Yesterday on 13 September, 2021, Tampere University unexpectedly announced that it would begin cooperation negotiations concerning its centralised support staff. The cooperation initiative concerns 1,100 members of staff and the estimated number of person-years to be reduced is 215. As such, a significant portion of the centralised support staff are currently under the threat of redundancy.
The University has justified initiating the negotiations by appealing to financial and operational reasons, which stem from reduced basic funding and a balance deficit.
“Claiming that this is a matter of financial necessity is artificial and tendentious. The entire time following the university merger the university leadership has emphasized that a deficit is not a problem because mergers have costs, and that the returns of investment of the university’s yield on capital are meant to be used. Up until now, the university management has not considered the deficit to be a problem, but instead has considered it as a natural and desirable state. Now the deficit is suddenly being used as the justification for discharging a massive number of staff,” says Hanna Kuusela, member of the Academic Board.

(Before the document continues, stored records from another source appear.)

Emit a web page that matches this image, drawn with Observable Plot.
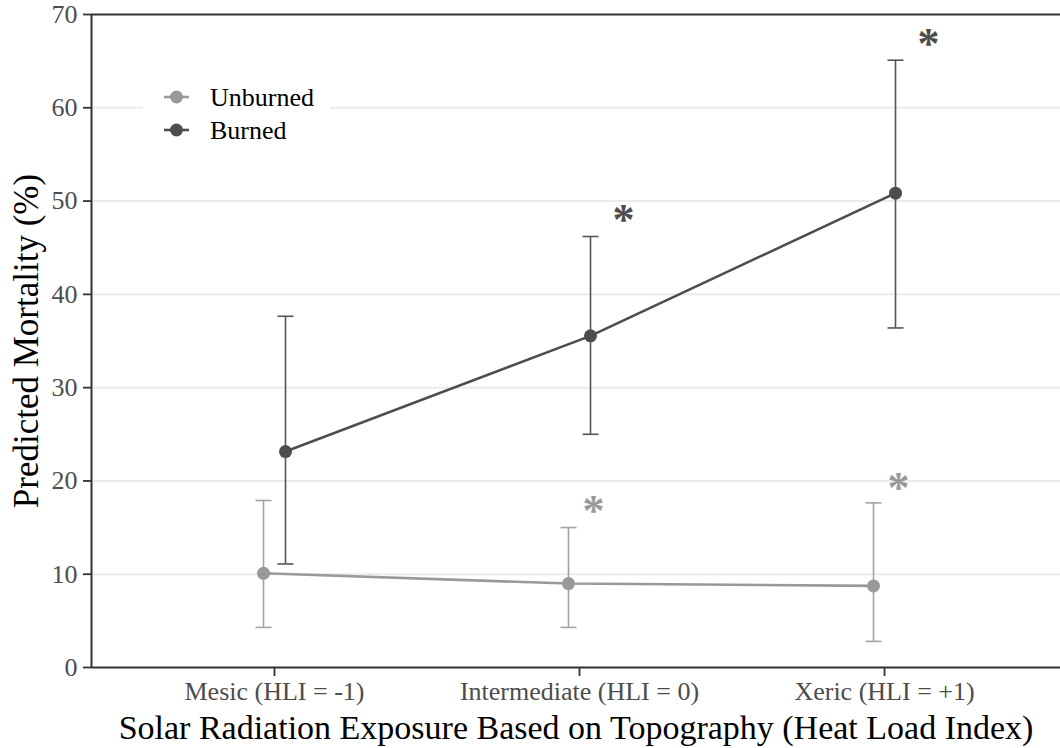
<!DOCTYPE html>
<html><head><meta charset="utf-8">
<script src="https://cdn.jsdelivr.net/npm/d3@7"></script>
<script src="https://cdn.jsdelivr.net/npm/@observablehq/plot@0.6"></script>
<style>
body{margin:0;background:#fff;}
#chart{position:relative;width:1060px;height:748px;}
</style>
</head><body><div id="chart"></div>
<script>
// ---- data ----
const categories = ["Mesic (HLI = -1)", "Intermediate (HLI = 0)", "Xeric (HLI = +1)"];
const groups = ["Unburned", "Burned"];
const unburnedMean = [10.1, 9.0, 8.75];
const unburnedLow = [4.3, 4.3, 2.8];
const unburnedHigh = [17.9, 15.0, 17.65];
const burnedMean = [23.15, 35.55, 50.85];
const burnedLow = [11.1, 25.0, 36.4];
const burnedHigh = [37.65, 46.2, 65.1];
const unburnedStars = [null, 16.8, 19.3];
const burnedStars = [null, 48.0, 66.8];
const yTicks = [0, 10, 20, 30, 40, 50, 60, 70];
const xTitle = "Solar Radiation Exposure Based on Topography (Heat Load Index)";
const yTitle = "Predicted Mortality (%)";

// ---- styles ----
const colors = {Unburned: "#999999", Burned: "#4d4d4d"};
const barColors = {Unburned: "#a3a3a3", Burned: "#555555"};
const dodge = {Unburned: -11, Burned: 11};
const starShift = {Unburned: 14, Burned: 44};
const font = "'Liberation Serif', 'Times New Roman', serif";

const series = {
  Unburned: {mean: unburnedMean, low: unburnedLow, high: unburnedHigh, stars: unburnedStars},
  Burned: {mean: burnedMean, low: burnedLow, high: burnedHigh, stars: burnedStars}
};
function rowsFor(g) {
  return categories.map((c, i) => ({cat: i + 1, group: g, mean: series[g].mean[i], low: series[g].low[i], high: series[g].high[i]}));
}
function starsFor(g) {
  return categories.map((c, i) => ({cat: i + 1, group: g, y: series[g].stars[i]})).filter(d => d.y != null);
}
const cap = {draw(context) { context.moveTo(-8, 0); context.lineTo(8, 0); }};

const seriesMarks = [];
for (const g of groups) {
  const rows = rowsFor(g);
  const dx = dodge[g];
  seriesMarks.push(
    Plot.ruleX(rows, {x: "cat", y1: "low", y2: "high", dx, stroke: barColors[g], strokeWidth: 1.6}),
    Plot.dot(rows, {x: "cat", y: "low", dx, symbol: cap, r: 5, fill: "none", stroke: barColors[g], strokeWidth: 1.6}),
    Plot.dot(rows, {x: "cat", y: "high", dx, symbol: cap, r: 5, fill: "none", stroke: barColors[g], strokeWidth: 1.6}),
    Plot.line(rows, {x: "cat", y: "mean", dx, stroke: colors[g], strokeWidth: 2.6}),
    Plot.dot(rows, {x: "cat", y: "mean", dx, r: 6.5, fill: colors[g], stroke: "none"}),
    Plot.text(starsFor(g), {x: "cat", y: "y", text: () => "*", dx: starShift[g], fill: colors[g], fontSize: 44, fontWeight: "bold", fontFamily: font})
  );
}

const plot = Plot.plot({
  width: 1060, height: 748,
  marginLeft: 91, marginRight: 0, marginTop: 14, marginBottom: 81,
  style: {fontFamily: font, background: "white", overflow: "hidden"},
  x: {type: "linear", domain: [0.4, 3.577]},
  y: {domain: [0, 70]},
  marks: [
    Plot.gridY(yTicks.slice(1, -1), {stroke: "#ebebeb", strokeOpacity: 1, strokeWidth: 2}),
    Plot.ruleY([0, 70], {stroke: "#333333", strokeWidth: 2}),
    Plot.ruleX([0.4], {stroke: "#333333", strokeWidth: 2}),
    Plot.axisY({ticks: yTicks, tickSize: 8, tickPadding: 6, fontSize: 26, color: "#4d4d4d", label: null}),
    Plot.axisX({ticks: [1, 2, 3], tickFormat: i => categories[i - 1], tickSize: 9, tickPadding: 5, fontSize: 26, color: "#4d4d4d", label: null}),
    ...seriesMarks,
    Plot.text([xTitle], {text: d => d, frameAnchor: "bottom", textAnchor: "middle", lineAnchor: "middle", dy: 61, fontSize: 34, fill: "black"}),
    Plot.text([yTitle], {text: d => d, frameAnchor: "left", textAnchor: "middle", lineAnchor: "middle", dx: -65, rotate: -90, fontSize: 35, fill: "black"})
  ]
});

const svg = d3.select(plot);
svg.selectAll('g[aria-label="y-axis tick"], g[aria-label="x-axis tick"]').attr("stroke", "#333333").attr("stroke-width", 1.8);

// legend
const lg = svg.append("g").attr("aria-label", "legend");
lg.append("rect").attr("x", 143).attr("y", 78).attr("width", 187).attr("height", 72).attr("fill", "white");
groups.forEach((g, i) => {
  const cy = 97 + i * 33;
  lg.append("line").attr("x1", 164).attr("x2", 189).attr("y1", cy).attr("y2", cy).attr("stroke", colors[g]).attr("stroke-width", 2.6);
  lg.append("circle").attr("cx", 176.5).attr("cy", cy).attr("r", 6.5).attr("fill", colors[g]);
  lg.append("text").attr("x", 210).attr("y", cy).attr("dy", "0.34em").attr("text-anchor", "start").attr("font-size", 26).attr("fill", "black").attr("font-family", font).text(g);
});

document.getElementById("chart").appendChild(plot);
</script>
</body></html>
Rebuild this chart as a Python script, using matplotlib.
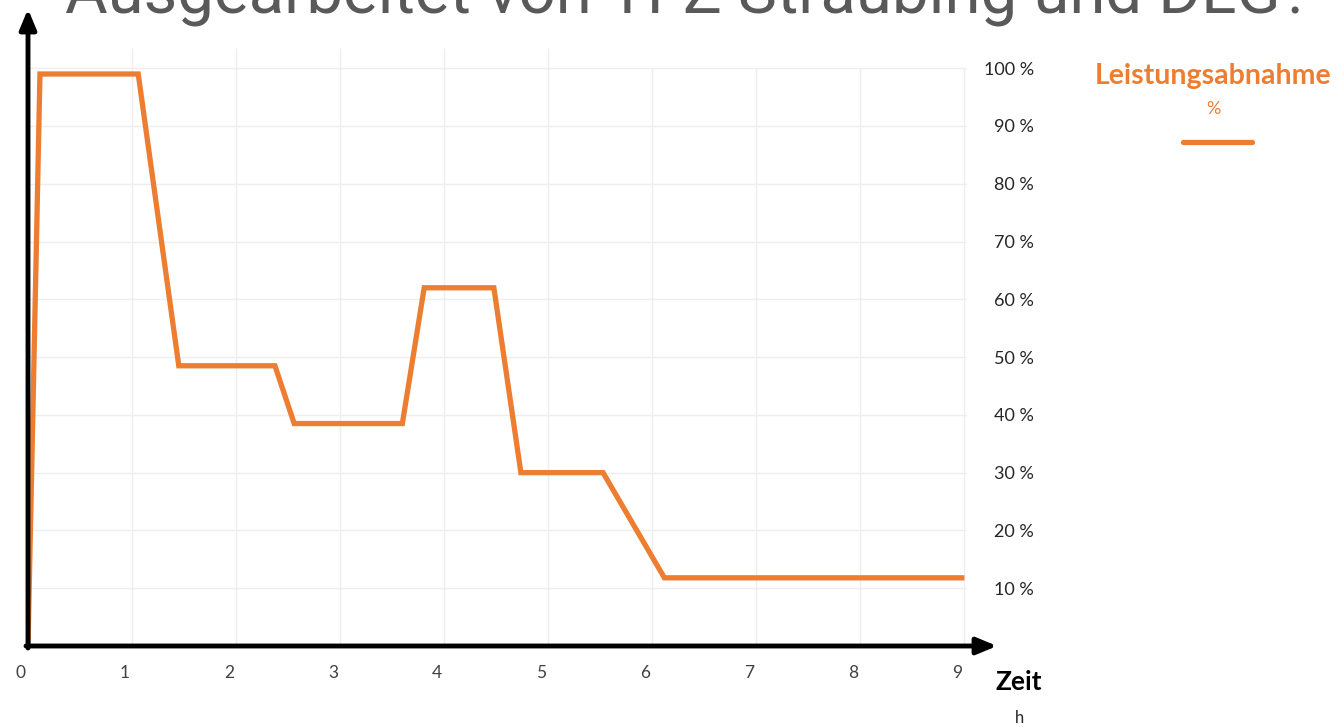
import numpy as np
import matplotlib
matplotlib.use('Agg')
import matplotlib.pyplot as plt
import matplotlib.transforms as mtransforms
from matplotlib.lines import Line2D

# Daten
zeit = [0, 0.115, 1.06, 1.45, 2.375, 2.56, 3.6, 3.81, 4.48, 4.74, 5.53, 6.12, 8.98]
leistung = [0, 99, 99, 48.5, 48.5, 38.5, 38.5, 62, 62, 30, 30, 11.8, 11.8]
xticks = list(range(10))
yticks = list(range(10, 101, 10))
ylabels = ['%d %%' % v for v in yticks]

orange = '#ED7D31'
W, H = 1339, 727

fig = plt.figure(figsize=(W / 100, H / 100), dpi=100)
ax = fig.add_axes([28 / W, 81 / H, (967 - 28) / W, (646 - 48) / H])
ax.set_xlim(0, 9.03)
ax.set_ylim(0, 103.5)
for s in ax.spines.values():
    s.set_visible(False)

# Gitter
ax.set_yticks(yticks)
ax.set_yticklabels(ylabels)
ax.grid(axis='y', color='#eeeeee', lw=1)
for x in xticks[1:]:
    ax.vlines(x, 0, 103.5 if x <= 5 else 100, color='#eeeeee', lw=1, zorder=0)

ax.plot(zeit, leistung, color=orange, lw=3.8, solid_joinstyle='miter', zorder=3)

# Achsen mit Pfeilen
ax.annotate('', xy=(997, 81), xytext=(26, 81), xycoords='figure pixels',
            textcoords='figure pixels',
            arrowprops=dict(arrowstyle='-|>,head_length=1.2,head_width=0.5', lw=3.5, color='black',
                            shrinkA=0, shrinkB=0))
ax.annotate('', xy=(28, 718), xytext=(28, 79), xycoords='figure pixels',
            textcoords='figure pixels',
            arrowprops=dict(arrowstyle='-|>,head_length=1.2,head_width=0.5', lw=3.5, color='black',
                            shrinkA=0, shrinkB=0))

# Ticks
ax.set_xticks(xticks)
ax.tick_params(axis='x', length=0, pad=14, labelsize=12.5, labelcolor='#404040')
ax.yaxis.tick_right()
ax.tick_params(axis='y', length=0, pad=48, labelsize=13, labelcolor='#262626')
for lab in ax.get_yticklabels():
    lab.set_horizontalalignment('right')
    lab.set_family('Lato')
offset = mtransforms.ScaledTranslation(-7 / 100, 0, fig.dpi_scale_trans)
for lab in ax.get_xticklabels():
    lab.set_transform(lab.get_transform() + offset)
    lab.set_family('Lato')

fig.text(1019 / W, 1 - 682 / H, 'Zeit', fontsize=19, fontweight='bold', family='Lato',
         ha='center', va='center', color='black')
fig.text(1020 / W, 1 - 718 / H, 'h', fontsize=12, family='Lato', ha='center', va='center',
         color='#262626')

# Titel (oben abgeschnitten)
fig.text(688 / W, 1 - 13 / H, 'Ausgearbeitet von TFZ Straubing und DLG?', fontsize=47,
         family='Roboto', color='#595959', ha='center', va='baseline')

# Legende
fig.text(1213 / W, 1 - 76 / H, 'Leistungsabnahme', fontsize=20.5, fontweight='bold',
         family='Lato', color=orange, ha='center', va='center')
fig.text(1213 / W, 1 - 109 / H, '%', fontsize=13, family='Lato', color=orange,
         ha='center', va='center')
fig.add_artist(Line2D([1183 / W, 1252 / W], [1 - 142 / H, 1 - 142 / H], color=orange,
                      lw=3.8, solid_capstyle='round', transform=fig.transFigure))

fig.savefig('out.png', dpi=100)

The employer appeals to its need to secure its core functions.
“Cutting resources from the support staff is very short-sighted. Significant and increasing amounts of administrative work have already been shifted to teaching and research staff. Cutting from support staff means cutting from the essential conditions of conducting research, teaching and societal interaction at the university,” says Sanni Tiitinen, vice-president of the Finnish Union of University Researchers and Teachers.
Tampere University began its work on 1 January, 2019. This was preceded by a taxing period of preparing for the university merger.
“Following the merger, the university community has experienced post-merger changes, and in this short period of time the organization has been revised multiple times, the staff have undergone the harmonisation of salaries and job titles and a revision of their work tasks, and the last year and a half have been spent working remotely, amidst a pandemic. At the same time, we have adopted new information systems and even thought about the kinds of working environments we will return to. The workload has been substantial. Now the cooperation negotiation initiative is a slap on a very tired face, indeed, and a completely unexpected one. The theme of 2020 at Tampere University was wellbeing at work. Seems we can now forget about wellbeing at work, and simultaneously perhaps say goodbye to the most skilled and thoroughly worn out professionals,” says Liisa Ahlava, TATTE vice-president, who currently works in the centralised support staff now facing the cooperation negotiations.
“It is known at the university that the support staff are already considerably burdened, and these actions show that we are regrettably far from the aim of finding the best workplaces in Finland in the context of higher education, as envisioned in the Roadmap for Implementing Vision 2030. It is clear that the core function of the university at Tampere is endangered,” says Tiitinen.